RNSHS Public Lecture – Wednesday, 16 October 2013

October 16

“Nova Scotia soldier pensioners in their British Imperial context, 1812-1827″

Dr. William R. Miles, Memorial University & Dr. Michael E. Vance, Saint Mary’s University.

Abstract:

The Napoleonic Wars produced a mass mobilization that touched every community in the British Isles. Indeed, the scale of the mobilization was not surpassed until WWI and, as with the later twentieth-century conflict, the settlement of veteran soldiers in the Empire was viewed by many as a means to forestall potential unrest following demobilization at the end of hostilities (Cookson:1997; Fedorowich: 1995). Our paper is based on the examination of the War Office Registers that identified British Soldiers receiving their pensions in the colonies in the post-Napoleonic period. These records provide details of military service, occupation prior to recruitment, and the community of origin as well as the colony of settlement – including Nova Scotia. In the 1930s J.S. Martell made use of Colonial Office and newspaper records to itemize the various soldier settlements founded in Nova Scotia after 1812. Using the War Office records, our paper will build on this earlier work by providing particular histories of a few individual soldiers who were located in the Nova Scotia settlements. British soldier pensioners were found in the West Indies, the Cape Colony, and New South Wales as well as British North America and, as a consequence, our paper will also examine the Nova Scotia settlements within this larger imperial context.

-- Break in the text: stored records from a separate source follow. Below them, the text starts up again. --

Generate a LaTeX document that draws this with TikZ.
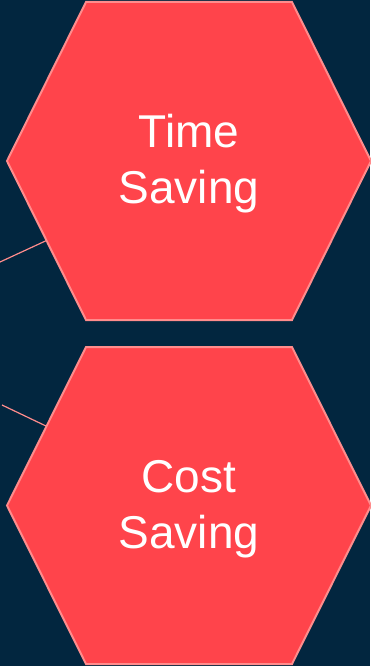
\documentclass[tikz,border=0pt]{standalone}
\usepackage{fontspec}
\setmainfont{Liberation Sans}
\usetikzlibrary{calc}
\definecolor{navy}{RGB}{2,38,63}
\definecolor{coral}{RGB}{255,68,75}
\definecolor{blush}{RGB}{255,140,140}
\tikzstyle{hexagon} = [draw=blush, fill=coral, line width=2pt]
\tikzstyle{caption} = [text=white, align=center, font=\fontsize{46}{56}\selectfont]
\tikzstyle{link} = [draw=blush, line width=1.2pt]

\begin{document}
\begin{tikzpicture}[x=1pt, y=-1pt]
			\fill [navy] (0,0) rectangle (370,666);
			\useasboundingbox (0,0) rectangle (370,666);
			\coordinate (timeW) at (7,161);
			\coordinate (timeSW) at (86,320);
			\coordinate (costNW) at (86,347);
			\coordinate (costW) at (7,505.5);
			\coordinate (in1) at (0,262);
			\coordinate (in2) at (2,405);
			\path [hexagon] (86,2) -- (292,2) -- (371,161) -- (292,320) -- (timeSW) -- (timeW) -- cycle;
			\path [hexagon] (costNW) -- (292,347) -- (371,505.5) -- (292,664) -- (86,664) -- (costW) -- cycle;
			\node [caption] (time) at (189,164) {Time\\Saving};
			\node [caption] (cost) at (189,509) {Cost\\Saving};
			\path [link] (in1) -- ($(timeW)!0.5!(timeSW)$);
			\path [link] (in2) -- ($(costNW)!0.5!(costW)$);
		\end{tikzpicture}
\end{document}
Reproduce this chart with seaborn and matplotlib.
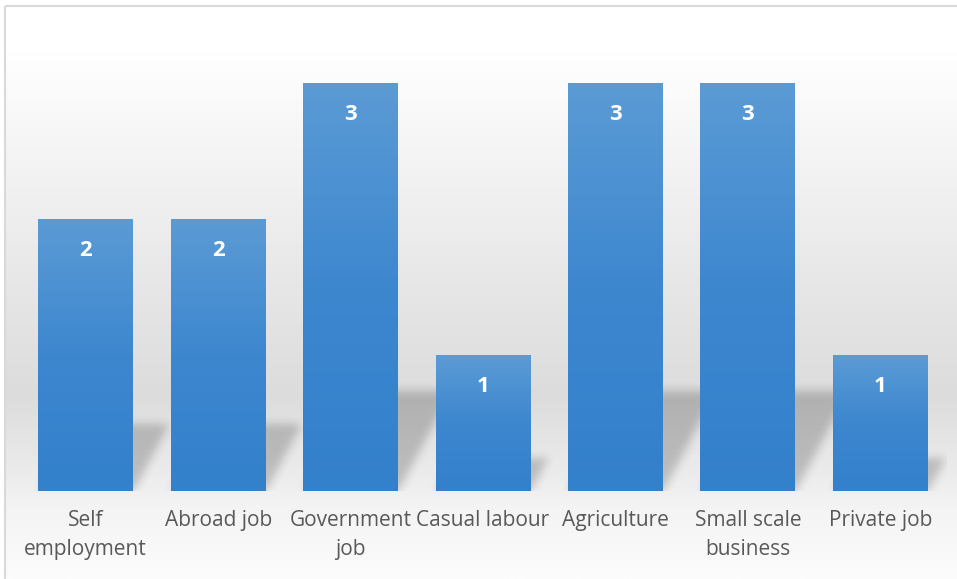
import numpy as np
import matplotlib
matplotlib.use("Agg")
import matplotlib.pyplot as plt
from matplotlib.colors import LinearSegmentedColormap
from matplotlib.patches import Rectangle
import seaborn as sns

# data
categories = ["Self\nemployment", "Abroad job", "Government\njob", "Casual labour",
              "Agriculture", "Small scale\nbusiness", "Private job"]
values = [2, 2, 3, 1, 3, 3, 1]

sns.set_style("white")
plt.rcParams["font.family"] = ["Open Sans", "DejaVu Sans"]

W, H = 957, 579
fig = plt.figure(figsize=(W / 100, H / 100), dpi=100)

# background panel with vertical grey gradient
bg = fig.add_axes([0, 0, 1, 1])
bg.set_xlim(0, W)
bg.set_ylim(H, 0)
bg.axis("off")
bg_cmap = LinearSegmentedColormap.from_list(
    "bg", [(0.0, "#ffffff"), (0.08, "#ffffff"), (0.45, "#e9e9e9"),
           (0.68, "#dcdcdc"), (0.82, "#ececec"), (0.88, "#f4f4f4"), (1.0, "#fcfcfc")])
grad = np.linspace(0, 1, 256).reshape(-1, 1)
bg.imshow(grad, cmap=bg_cmap, extent=(5, W, H, 5), aspect="auto", zorder=0)
bg.add_patch(Rectangle((4.5, 5.5), W, H, fill=False, edgecolor="#d9d9d9", lw=1.5, zorder=1))

# plot area
left, right, top, base = 19.5, 946.5, 30, 491
unit = 136.0
ax = fig.add_axes([left / W, (H - base) / H, (right - left) / W, (base - top) / H])
ax.patch.set_alpha(0)

sns.barplot(x=categories, y=values, color="#4a8fd3", width=0.717, ax=ax, zorder=3)

# soft skewed shadow behind the bars (height follows bar height), blurred on a pixel grid
pw, ph = int(right - left), int(base - top)
slot = (right - left) / len(values)
px = np.arange(pw) + 0.5
py = np.arange(ph) + 0.5            # pixels above baseline
XX, YY = np.meshgrid(px, py)
mask = np.zeros((ph, pw))
for p in ax.patches:
    x0 = (p.get_x() + 0.5) * slot
    x1 = (p.get_x() + p.get_width() + 0.5) * slot
    sh_h = 0.245 * p.get_height() * unit
    shift = 0.53 * YY
    inside = (YY <= sh_h) & (XX >= x0 + shift) & (XX <= x1 + shift)
    mask[inside] = 1.0
k = np.exp(-0.5 * (np.arange(-15, 16) / 4.5) ** 2)
k /= k.sum()
pad = 15
m = np.pad(mask, pad)
m = np.apply_along_axis(lambda r: np.convolve(r, k, mode="same"), 1, m)
m = np.apply_along_axis(lambda c: np.convolve(c, k, mode="same"), 0, m)
m = m[pad:-pad, pad:-pad]
rgba = np.zeros((ph, pw, 4))
rgba[..., 3] = 0.2 * m
ax.imshow(rgba, extent=(-0.5, len(values) - 0.5, 0, ph / unit), origin="lower",
          aspect="auto", zorder=1, interpolation="bilinear")

bar_cmap = LinearSegmentedColormap.from_list("bar", ["#3380cb", "#3d87cf", "#5b9bd5"])
bgrad = np.linspace(0, 1, 128).reshape(-1, 1)
for p, v in zip(ax.patches, values):
    x0 = p.get_x()
    w = p.get_width()
    h = p.get_height()
    p.set_alpha(0)
    ax.imshow(bgrad, cmap=bar_cmap, extent=(x0, x0 + w, 0, h), origin="lower",
              aspect="auto", zorder=3)
    ax.text(x0 + w / 2, h - 31 / unit, str(v), color="white", fontsize=16,
            fontweight="bold", ha="center", va="center", zorder=4)

ax.set_xlim(-0.5, len(values) - 0.5)
ax.set_ylim(0, (base - top) / unit)
ax.set_yticks([])
ax.set_xlabel("")
ax.set_ylabel("")
sns.despine(ax=ax, left=True, bottom=True)
ax.tick_params(axis="x", length=0, pad=14)
for lab in ax.get_xticklabels():
    lab.set_color("#595959")
    lab.set_fontsize(15)
    lab.set_linespacing(1.45)
    lab.set_verticalalignment("top")

fig.savefig("out.png", dpi=100)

Our research has lead us to two broad conclusions. First, that military service records are an under used source for both the social history of the army and the history of migration from the British Isles. We would argue that this is in part a reflection of the historiography of the military which has tended to focus on battles and campaigns rather than on the army as a social institution and migration studies which have too often artificially separated soldiers from emigrants. Second, that colonial settlements within the British Empire, such as those in Nova Scotia, were often inter-connected in surprising ways. Soldiers who were recruited in the same regions of the British Isles ended up settling in widely dispersed areas of the Empire and we would argue that this fact greatly contributed to the flow of information on the range of potential emigrant destinations back to the homeland and, indeed, between colonies.